1.Proyek ini meninggalkan kekesalan (ekstrimnya bisa dikatakan dendam) bagi kaum akademisi murni di daerah dan di Pusat karena dikorbankannya area Plasma Nuftah yang menjadi tempat pengabdian dan kebanggan para peneliti berpuluh tahun dan potensi ini ke depan akan membesar karena rasa solidaritas yang tinggi antar sesama akademisi.

2.Untuk mengejar penyelesaian pembangunan proyek ini terkait dengan program “Manado Kota Wisata Dunia 2010” tentu akan terjadi negosiasi penganggaran baik di daerah dan di Pusat yang bukan tidak mungkin di luar aturan dan kalau ini terjadi akan menyimpan bom waktu yang akan meledak pada saatnya. Dalam hal ini pasti akan terjadi sikap cuci tangan yang lebih jahat dari Pilatus.

3.Kekhawatiran bermanfaatnya proyek ini sebagai sumber pendapatan daerah yang menguntungkan mengingat berkaca dari pengalaman Pacuan Kuda Tompaso yang sepi dari kegiatan.

4.Proyek ini bisa menjadi jebakan untuk menghancurkan karir politik dari JIR yang sedang bersinar karena keberhasilan menertibkan PKL yang tidak pernah berhasil dilaksanakan oleh semua Walikota sebelumnya, dan menjadi pesaing yang menakutkan bagi mereka yang akan terjun dalam Pilkada Gubernur Sulut 2010.
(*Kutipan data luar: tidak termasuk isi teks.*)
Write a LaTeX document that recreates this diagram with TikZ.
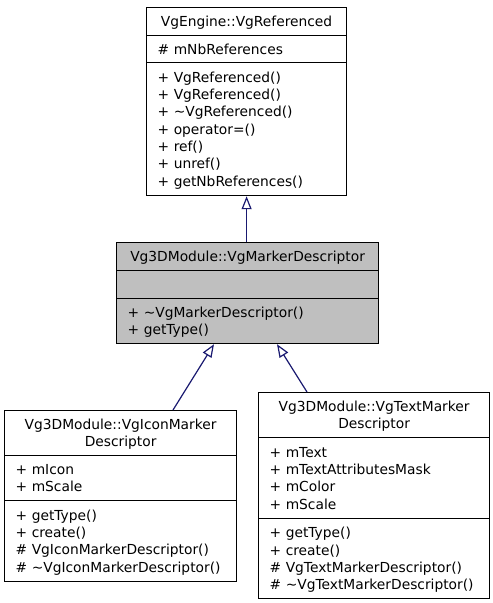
\documentclass[tikz,border=0pt]{standalone}
\usepackage{fontspec}
\setmainfont{DejaVu Sans}
\usetikzlibrary{arrows.meta}
\definecolor{edgeblue}{HTML}{191970}
\definecolor{boxgray}{HTML}{BFBFBF}
\newcommand\ms{\rule[-3.6pt]{0pt}{17.3pt}}
\begin{document}
\begin{tikzpicture}[x=1pt,y=-1pt,
  part/.style={draw=black, line width=1.2pt, anchor=north west, inner xsep=11pt, inner ysep=0pt,
    font={\fontsize{13.8}{17.3}\selectfont}, align=left},
  ttl/.style={part, align=center},
  hl/.style={fill=boxgray},
  edge/.style={draw=edgeblue, line width=1.2pt, -{Triangle[open, length=13pt, width=10pt, line width=1.2pt]}}
]
\fill[white] (0,0) rectangle (493,603);
\useasboundingbox (0,0) rectangle (493,603);

% top class
\node[ttl, text width=178pt, minimum height=28pt] (A1) at (146,7) {\ms VgEngine::VgReferenced};
\node[part, text width=178pt, minimum height=27pt] (A2) at (146,35) {\ms \# mNbReferences};
\node[part, text width=178pt, minimum height=133pt] (A3) at (146,62) {\ms + VgReferenced()\\\ms + VgReferenced()\\\ms + \textasciitilde VgReferenced()\\\ms + operator=()\\\ms + ref()\\\ms + unref()\\\ms + getNbReferences()};

% middle class
\node[ttl, hl, text width=240pt, minimum height=28pt] (B1) at (116,242) {\ms Vg3DModule::VgMarkerDescriptor};
\node[part, hl, text width=240pt, minimum height=28pt] (B2) at (116,270) {};
\node[part, hl, text width=240pt, minimum height=45pt] (B3) at (116,298) {\ms + \textasciitilde VgMarkerDescriptor()\\\ms + getType()};

% left class
\node[ttl, text width=210pt, minimum height=45pt] (C1) at (4,410) {\ms Vg3DModule::VgIconMarker\\\ms Descriptor};
\node[part, text width=210pt, minimum height=45pt] (C2) at (4,455) {\ms + mIcon\\\ms + mScale};
\node[part, text width=210pt, minimum height=81pt] (C3) at (4,500) {\ms + getType()\\\ms + create()\\\ms \# VgIconMarkerDescriptor()\\\ms \# \textasciitilde VgIconMarkerDescriptor()};

% right class
\node[ttl, text width=209pt, minimum height=45pt] (D1) at (258,392) {\ms Vg3DModule::VgTextMarker\\\ms Descriptor};
\node[part, text width=209pt, minimum height=81pt] (D2) at (258,437) {\ms + mText\\\ms + mTextAttributesMask\\\ms + mColor\\\ms + mScale};
\node[part, text width=209pt, minimum height=80pt] (D3) at (258,518) {\ms + getType()\\\ms + create()\\\ms \# VgTextMarkerDescriptor()\\\ms \# \textasciitilde VgTextMarkerDescriptor()};

% inheritance edges
\draw[edge] (A3.south |- B1.north) -- (A3.south);
\draw[edge] ([xshift=169pt]C1.north west) -- ([xshift=98pt]B3.south west);
\draw[edge] ([xshift=49pt]D1.north west) -- ([xshift=161pt]B3.south west);
\end{tikzpicture}
\end{document}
5.Dukungan politik yang diraih dari berbagai pihak untuk pembangunan proyek Pacuan Kuda tersebut harus benar-benar konsisten, konsekuen dilandasi sikap kejujuran dan keterbukaan jauh dari kemunafikan sehingga celah untuk terjadinya pengkhianatan sangat sempit. Untuk itu perlu dilakukan pengamanan berlapis.

Berkaca dari pengalaman proyek Bukit Kasih sebagaimana kami utarakan di atas, maka JIR harus mengantisipasi kerawanan-kerawanan tersebut di atas dengan langkah-langkah konkret, cerdas dan berkualitas. Jangan hanya terpaku pada manfaat dan keberadaan proyek Pacuan Kuda tersebut hanya pada saat menjabat Walikota, tetapi harus memperhitungkan secara cermat dan akurat segala dampaknya sesudah itu. Sedangkan proyek Bukit Kasih yang memakai label KASIH terjadi pengingkaran, pelacuran dan pengkhianatan(?), apalagi proyek Pacuan Kuda yang penuh kontroversi.

Jangan sampai proyek tersebut nanti jadi boomerang yang memprihatinkan bagi karir dan kehidupan tetapi sebaliknya menjadi kenangan manis karena memberi manfaat yang signifikan bagi rakyat secara berkelanjutan.